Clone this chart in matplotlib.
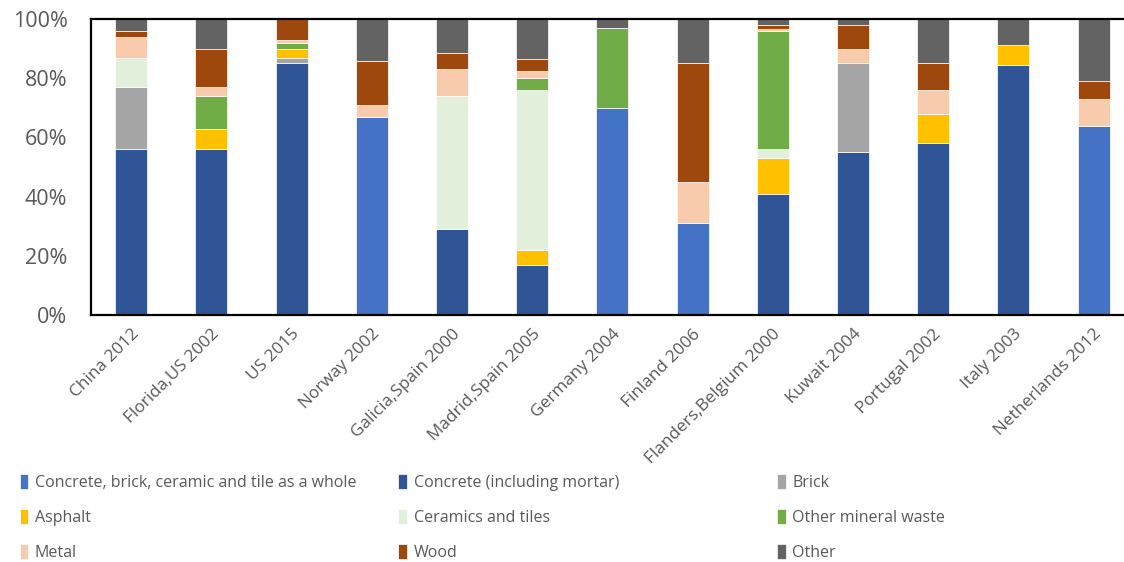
import matplotlib
matplotlib.use("Agg")
import matplotlib.pyplot as plt
import matplotlib.transforms as mtransforms
import numpy as np
from matplotlib.ticker import PercentFormatter

categories = ["China 2012", "Florida,US 2002", "US 2015", "Norway 2002",
              "Galicia,Spain 2000", "Madrid,Spain 2005", "Germany 2004",
              "Finland 2006", "Flanders,Belgium 2000", "Kuwait 2004",
              "Portugal 2002", "Italy 2003", "Netherlands 2012"]

series_names = ["Concrete, brick, ceramic and tile as a whole",
                "Concrete (including mortar)", "Brick", "Asphalt",
                "Ceramics and tiles", "Other mineral waste", "Metal", "Wood", "Other"]

whole     = [0, 0, 0, 67, 0, 0, 70, 31, 0, 0, 0, 0, 64]
concrete  = [56, 56, 85, 0, 29, 17, 0, 0, 41, 55, 58, 84.4, 0]
brick     = [21, 0, 2, 0, 0, 0, 0, 0, 0, 30, 0, 0, 0]
asphalt   = [0, 7, 3, 0, 0, 5, 0, 0, 12, 0, 10, 7, 0]
ceramics  = [10, 0, 0, 0, 45, 54, 0, 0, 3, 0, 0, 0, 0]
other_min = [0, 11, 2, 0, 0, 4, 27, 0, 40, 0, 0, 0, 0]
metal     = [7, 3, 1, 4, 9, 2.6, 0, 14, 0.5, 5, 8, 0, 9]
wood      = [2, 13, 7, 15, 5.5, 4, 0, 40, 1.5, 8, 9, 0, 6]
other     = [4, 10, 0, 14, 11.5, 13.4, 3, 15, 2, 2, 15, 8.6, 21]

series = [whole, concrete, brick, asphalt, ceramics, other_min, metal, wood, other]
colors = ["#4472C4", "#2F5597", "#A5A5A5", "#FFC000", "#E2EFDA",
          "#70AD47", "#F8CBAD", "#9E480E", "#636363"]

plt.rcParams['font.family'] = ['Open Sans', 'DejaVu Sans']

fig = plt.figure(figsize=(11.24, 5.62), dpi=100)
ax = fig.add_axes([0.081, 0.4395, 0.9276, 0.5265])

x = np.arange(len(categories))
bottom = np.zeros(len(categories))
handles = []
for name, vals, col in zip(series_names, series, colors):
    v = np.array(vals, dtype=float)
    b = ax.bar(x, v, 0.4, bottom=bottom, color=col, edgecolor="#ffffff",
               linewidth=0.5, label=name)
    handles.append(b)
    bottom += v

ax.set_xlim(-0.5, len(categories) - 0.5)
ax.set_ylim(0, 100)
ax.set_yticks([0, 20, 40, 60, 80, 100])
ax.yaxis.set_major_formatter(PercentFormatter(decimals=0))
ax.set_xticks(x)
ax.set_xticklabels(categories, rotation=45, ha="right", va="top",
                   rotation_mode="anchor")
offset = mtransforms.ScaledTranslation(3 / 100, -10 / 100, fig.dpi_scale_trans)
for lbl in ax.get_xticklabels():
    lbl.set_transform(lbl.get_transform() + offset)
ax.tick_params(axis="y", length=0, labelsize=15.5, labelcolor="#595959", pad=17)
ax.tick_params(axis="x", length=0, labelsize=12.4, labelcolor="#595959", pad=8)
for s in ["left", "top", "bottom"]:
    ax.spines[s].set_linewidth(1.6)
    ax.spines[s].set_color("black")
ax.spines["right"].set_visible(False)

col_x = [0.0175, 0.3545, 0.6915]
for c in range(3):
    idx = [c, c + 3, c + 6]
    fig.legend([handles[i] for i in idx], [series_names[i] for i in idx],
               loc="upper left", bbox_to_anchor=(col_x[c], 0.157),
               bbox_transform=fig.transFigure, frameon=False, ncol=1,
               fontsize=11.5, handlelength=0.55, handleheight=1.1,
               handletextpad=0.4, labelspacing=1.13, borderpad=0.0,
               borderaxespad=0.0, labelcolor="#595959")

fig.savefig("out.png", dpi=100)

--------------------

[WHAT THE TASK REQUIRES]:
Write out nothing but the lines from the start of the data through the line with "from matplotlib.ticker import". Leave out the pictures.

[THE COMPLETED TASK]:
Clone this chart in matplotlib.
import matplotlib
matplotlib.use("Agg")
import matplotlib.pyplot as plt
import matplotlib.transforms as mtransforms
import numpy as np
from matplotlib.ticker import PercentFormatter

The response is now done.